## YOUR GOAL
Output the material beneath this task exactly, images excluded.
•••
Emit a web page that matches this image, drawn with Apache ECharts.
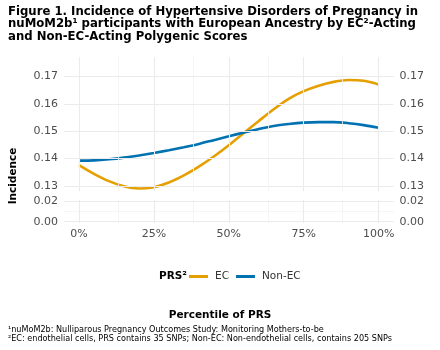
<!DOCTYPE html>
<html>
<head>
<meta charset="utf-8">
<script src="https://cdn.jsdelivr.net/npm/echarts@6/dist/echarts.min.js"></script>
<style>
  html, body { margin: 0; padding: 0; background: #fff; }
  #main { width: 440px; height: 350px; }
</style>
</head>
<body>
<div id="main"></div>
<script>
// percentile of PRS (0..1) and predicted incidence
var percentile = [0, 0.05, 0.10, 0.15, 0.20, 0.25, 0.30, 0.35, 0.40, 0.45, 0.50,
                  0.55, 0.60, 0.65, 0.70, 0.75, 0.80, 0.85, 0.90, 0.95, 1.00];
var ecValues = [0.1376, 0.1344, 0.1317, 0.1298, 0.1290, 0.1295, 0.1312, 0.1338, 0.1370, 0.1407, 0.1448,
                0.1493, 0.1537, 0.1580, 0.1618, 0.1646, 0.1666, 0.1680, 0.1687, 0.1684, 0.1671];
var nonEcValues = [0.1392, 0.1393, 0.1397, 0.1403, 0.1411, 0.1420, 0.1430, 0.1441, 0.1453, 0.1467, 0.1481,
                   0.1495, 0.1508, 0.1519, 0.1526, 0.1531, 0.1533, 0.1533, 0.1529, 0.1522, 0.1512];
var seriesNames = ['EC', 'Non-EC'];
var xTicks = [0, 0.25, 0.5, 0.75, 1];
var xMinor = [0.125, 0.375, 0.625, 0.875];
var yTicksTop = [0.13, 0.14, 0.15, 0.16, 0.17];
var yMinorTop = [0.135, 0.145, 0.155, 0.165, 0.175];
var yTicksBottom = [0, 0.02];
var yMinorBottom = [0.01];

var labelColor = '#4D4D4D';
var majorGrid = { color: '#EBEBEB', width: 1.1, type: 'solid' };
var minorGrid = { color: '#F3F3F3', width: 0.8, type: 'solid' };

function zip(xs, ys) {
    return xs.map(function (x, i) { return [x, ys[i]]; });
}

// grid lines drawn through markLine so they can span the padded panel
function gridLines(xMaj, xMin, yMaj, yMin) {
    var d = [];
    xMin.forEach(function (v) { d.push({ xAxis: v, lineStyle: minorGrid }); });
    yMin.forEach(function (v) { d.push({ yAxis: v, lineStyle: minorGrid }); });
    xMaj.forEach(function (v) { d.push({ xAxis: v, lineStyle: majorGrid }); });
    yMaj.forEach(function (v) { d.push({ yAxis: v, lineStyle: majorGrid }); });
    return {
        silent: true, symbol: 'none', label: { show: false },
        animation: false, data: d
    };
}

function yAxisDef(gridIndex, pos, min, max, ticks) {
    return {
        type: 'value', gridIndex: gridIndex, position: pos, min: min, max: max,
        axisLine: { show: false }, axisTick: { show: false }, splitLine: { show: false },
        axisLabel: {
            customValues: ticks, color: labelColor, fontSize: 11, margin: 6,
            fontFamily: 'DejaVu Sans',
            formatter: function (v) { return v.toFixed(2); }
        }
    };
}

var myChart = echarts.init(document.getElementById('main'), null, { renderer: 'canvas' });
var option = {
    animation: false,
    backgroundColor: '#fff',
    textStyle: { fontFamily: 'DejaVu Sans' },
    title: [{
        text: 'Figure 1. Incidence of Hypertensive Disorders of Pregnancy in\nnuMoM2b\u00b9 participants with European Ancestry by EC\u00b2-Acting\nand Non-EC-Acting Polygenic Scores',
        left: 8, top: 6, padding: 0,
        textStyle: { fontSize: 11.7, fontWeight: 'bold', color: '#000', lineHeight: 12.3, fontFamily: 'DejaVu Sans' }
    }, {
        text: 'PRS\u00b2', left: 159, top: 271, padding: 0,
        textStyle: { fontSize: 10.5, fontWeight: 'bold', color: '#000', fontFamily: 'DejaVu Sans' }
    }, {
        text: 'Percentile of PRS', left: 'center', top: 310, padding: 0,
        textStyle: { fontSize: 10.5, fontWeight: 'bold', color: '#000', fontFamily: 'DejaVu Sans' }
    }, {
        text: '\u00b9nuMoM2b: Nulliparous Pregnancy Outcomes Study: Monitoring Mothers-to-be\n\u00b2EC: endothelial cells, PRS contains 35 SNPs; Non-EC: Non-endothelial cells, contains 205 SNPs',
        left: 8, top: 325, padding: 0,
        textStyle: { fontSize: 8.1, fontWeight: 'normal', color: '#000', lineHeight: 9.5, fontFamily: 'DejaVu Sans' }
    }],
    graphic: [{
        type: 'text', x: 8, y: 176, rotation: Math.PI / 2,
        style: {
            text: 'Incidence', fontSize: 10.5, fontWeight: 'bold', fill: '#000',
            fontFamily: 'DejaVu Sans', align: 'center', verticalAlign: 'top'
        }
    }],
    legend: {
        data: seriesNames, left: 189, top: 271, padding: 0,
        icon: 'rect', itemWidth: 19, itemHeight: 3, itemGap: 7,
        textStyle: { fontSize: 10.5, color: '#333', fontFamily: 'DejaVu Sans', padding: [0, 0, 0, 2] }
    },
    grid: [
        { left: 64, right: 46.4, top: 57, height: 134 },
        { left: 64, right: 46.4, top: 200, height: 23 }
    ],
    xAxis: [{
        type: 'value', gridIndex: 0, min: -0.05, max: 1.05,
        axisLine: { show: false }, axisTick: { show: false },
        splitLine: { show: false }, axisLabel: { show: false }
    }, {
        type: 'value', gridIndex: 1, min: -0.05, max: 1.05,
        axisLine: { show: false }, axisTick: { show: false }, splitLine: { show: false },
        axisLabel: {
            customValues: xTicks, color: labelColor, fontSize: 11, margin: 6,
            fontFamily: 'DejaVu Sans',
            formatter: function (v) { return Math.round(v * 100) + '%'; }
        }
    }],
    yAxis: [
        yAxisDef(0, 'left', 0.1281, 0.1771, yTicksTop),
        yAxisDef(0, 'right', 0.1281, 0.1771, yTicksTop),
        yAxisDef(1, 'left', -0.0013, 0.021, yTicksBottom),
        yAxisDef(1, 'right', -0.0013, 0.021, yTicksBottom)
    ],
    series: [{
        name: 'grid-top', type: 'line', xAxisIndex: 0, yAxisIndex: 0, data: [],
        silent: true, z: 1,
        markLine: gridLines(xTicks, xMinor, yTicksTop, yMinorTop)
    }, {
        name: 'grid-bottom', type: 'line', xAxisIndex: 1, yAxisIndex: 2, data: [],
        silent: true, z: 1,
        markLine: gridLines(xTicks, xMinor, yTicksBottom, yMinorBottom)
    }, {
        name: seriesNames[0], type: 'line', xAxisIndex: 0, yAxisIndex: 0,
        data: zip(percentile, ecValues), smooth: 0.3, showSymbol: false, symbol: 'none',
        lineStyle: { color: '#E69F00', width: 2.6 }, itemStyle: { color: '#E69F00' }, z: 3
    }, {
        name: seriesNames[1], type: 'line', xAxisIndex: 0, yAxisIndex: 0,
        data: zip(percentile, nonEcValues), smooth: 0.3, showSymbol: false, symbol: 'none',
        lineStyle: { color: '#0072B2', width: 2.6 }, itemStyle: { color: '#0072B2' }, z: 3
    }]
};
myChart.setOption(option);
</script>
</body>
</html>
•••
## RESULT OF THE TASK
Emit a web page that matches this image, drawn with Apache ECharts.
<!DOCTYPE html>
<html>
<head>
<meta charset="utf-8">
<script src="https://cdn.jsdelivr.net/npm/echarts@6/dist/echarts.min.js"></script>
<style>
  html, body { margin: 0; padding: 0; background: #fff; }
  #main { width: 440px; height: 350px; }
</style>
</head>
<body>
<div id="main"></div>
<script>
// percentile of PRS (0..1) and predicted incidence
var percentile = [0, 0.05, 0.10, 0.15, 0.20, 0.25, 0.30, 0.35, 0.40, 0.45, 0.50,
                  0.55, 0.60, 0.65, 0.70, 0.75, 0.80, 0.85, 0.90, 0.95, 1.00];
var ecValues = [0.1376, 0.1344, 0.1317, 0.1298, 0.1290, 0.1295, 0.1312, 0.1338, 0.1370, 0.1407, 0.1448,
                0.1493, 0.1537, 0.1580, 0.1618, 0.1646, 0.1666, 0.1680, 0.1687, 0.1684, 0.1671];
var nonEcValues = [0.1392, 0.1393, 0.1397, 0.1403, 0.1411, 0.1420, 0.1430, 0.1441, 0.1453, 0.1467, 0.1481,
                   0.1495, 0.1508, 0.1519, 0.1526, 0.1531, 0.1533, 0.1533, 0.1529, 0.1522, 0.1512];
var seriesNames = ['EC', 'Non-EC'];
var xTicks = [0, 0.25, 0.5, 0.75, 1];
var xMinor = [0.125, 0.375, 0.625, 0.875];
var yTicksTop = [0.13, 0.14, 0.15, 0.16, 0.17];
var yMinorTop = [0.135, 0.145, 0.155, 0.165, 0.175];
var yTicksBottom = [0, 0.02];
var yMinorBottom = [0.01];

var labelColor = '#4D4D4D';
var majorGrid = { color: '#EBEBEB', width: 1.1, type: 'solid' };
var minorGrid = { color: '#F3F3F3', width: 0.8, type: 'solid' };

function zip(xs, ys) {
    return xs.map(function (x, i) { return [x, ys[i]]; });
}

// grid lines drawn through markLine so they can span the padded panel
function gridLines(xMaj, xMin, yMaj, yMin) {
    var d = [];
    xMin.forEach(function (v) { d.push({ xAxis: v, lineStyle: minorGrid }); });
    yMin.forEach(function (v) { d.push({ yAxis: v, lineStyle: minorGrid }); });
    xMaj.forEach(function (v) { d.push({ xAxis: v, lineStyle: majorGrid }); });
    yMaj.forEach(function (v) { d.push({ yAxis: v, lineStyle: majorGrid }); });
    return {
        silent: true, symbol: 'none', label: { show: false },
        animation: false, data: d
    };
}

function yAxisDef(gridIndex, pos, min, max, ticks) {
    return {
        type: 'value', gridIndex: gridIndex, position: pos, min: min, max: max,
        axisLine: { show: false }, axisTick: { show: false }, splitLine: { show: false },
        axisLabel: {
            customValues: ticks, color: labelColor, fontSize: 11, margin: 6,
            fontFamily: 'DejaVu Sans',
            formatter: function (v) { return v.toFixed(2); }
        }
    };
}

var myChart = echarts.init(document.getElementById('main'), null, { renderer: 'canvas' });
var option = {
    animation: false,
    backgroundColor: '#fff',
    textStyle: { fontFamily: 'DejaVu Sans' },
    title: [{
        text: 'Figure 1. Incidence of Hypertensive Disorders of Pregnancy in\nnuMoM2b\u00b9 participants with European Ancestry by EC\u00b2-Acting\nand Non-EC-Acting Polygenic Scores',
        left: 8, top: 6, padding: 0,
        textStyle: { fontSize: 11.7, fontWeight: 'bold', color: '#000', lineHeight: 12.3, fontFamily: 'DejaVu Sans' }
    }, {
        text: 'PRS\u00b2', left: 159, top: 271, padding: 0,
        textStyle: { fontSize: 10.5, fontWeight: 'bold', color: '#000', fontFamily: 'DejaVu Sans' }
    }, {
        text: 'Percentile of PRS', left: 'center', top: 310, padding: 0,
        textStyle: { fontSize: 10.5, fontWeight: 'bold', color: '#000', fontFamily: 'DejaVu Sans' }
    }, {
        text: '\u00b9nuMoM2b: Nulliparous Pregnancy Outcomes Study: Monitoring Mothers-to-be\n\u00b2EC: endothelial cells, PRS contains 35 SNPs; Non-EC: Non-endothelial cells, contains 205 SNPs',
        left: 8, top: 325, padding: 0,
        textStyle: { fontSize: 8.1, fontWeight: 'normal', color: '#000', lineHeight: 9.5, fontFamily: 'DejaVu Sans' }
    }],
    graphic: [{
        type: 'text', x: 8, y: 176, rotation: Math.PI / 2,
        style: {
            text: 'Incidence', fontSize: 10.5, fontWeight: 'bold', fill: '#000',
            fontFamily: 'DejaVu Sans', align: 'center', verticalAlign: 'top'
        }
    }],
    legend: {
        data: seriesNames, left: 189, top: 271, padding: 0,
        icon: 'rect', itemWidth: 19, itemHeight: 3, itemGap: 7,
        textStyle: { fontSize: 10.5, color: '#333', fontFamily: 'DejaVu Sans', padding: [0, 0, 0, 2] }
    },
    grid: [
        { left: 64, right: 46.4, top: 57, height: 134 },
        { left: 64, right: 46.4, top: 200, height: 23 }
    ],
    xAxis: [{
        type: 'value', gridIndex: 0, min: -0.05, max: 1.05,
        axisLine: { show: false }, axisTick: { show: false },
        splitLine: { show: false }, axisLabel: { show: false }
    }, {
        type: 'value', gridIndex: 1, min: -0.05, max: 1.05,
        axisLine: { show: false }, axisTick: { show: false }, splitLine: { show: false },
        axisLabel: {
            customValues: xTicks, color: labelColor, fontSize: 11, margin: 6,
            fontFamily: 'DejaVu Sans',
            formatter: function (v) { return Math.round(v * 100) + '%'; }
        }
    }],
    yAxis: [
        yAxisDef(0, 'left', 0.1281, 0.1771, yTicksTop),
        yAxisDef(0, 'right', 0.1281, 0.1771, yTicksTop),
        yAxisDef(1, 'left', -0.0013, 0.021, yTicksBottom),
        yAxisDef(1, 'right', -0.0013, 0.021, yTicksBottom)
    ],
    series: [{
        name: 'grid-top', type: 'line', xAxisIndex: 0, yAxisIndex: 0, data: [],
        silent: true, z: 1,
        markLine: gridLines(xTicks, xMinor, yTicksTop, yMinorTop)
    }, {
        name: 'grid-bottom', type: 'line', xAxisIndex: 1, yAxisIndex: 2, data: [],
        silent: true, z: 1,
        markLine: gridLines(xTicks, xMinor, yTicksBottom, yMinorBottom)
    }, {
        name: seriesNames[0], type: 'line', xAxisIndex: 0, yAxisIndex: 0,
        data: zip(percentile, ecValues), smooth: 0.3, showSymbol: false, symbol: 'none',
        lineStyle: { color: '#E69F00', width: 2.6 }, itemStyle: { color: '#E69F00' }, z: 3
    }, {
        name: seriesNames[1], type: 'line', xAxisIndex: 0, yAxisIndex: 0,
        data: zip(percentile, nonEcValues), smooth: 0.3, showSymbol: false, symbol: 'none',
        lineStyle: { color: '#0072B2', width: 2.6 }, itemStyle: { color: '#0072B2' }, z: 3
    }]
};
myChart.setOption(option);
</script>
</body>
</html>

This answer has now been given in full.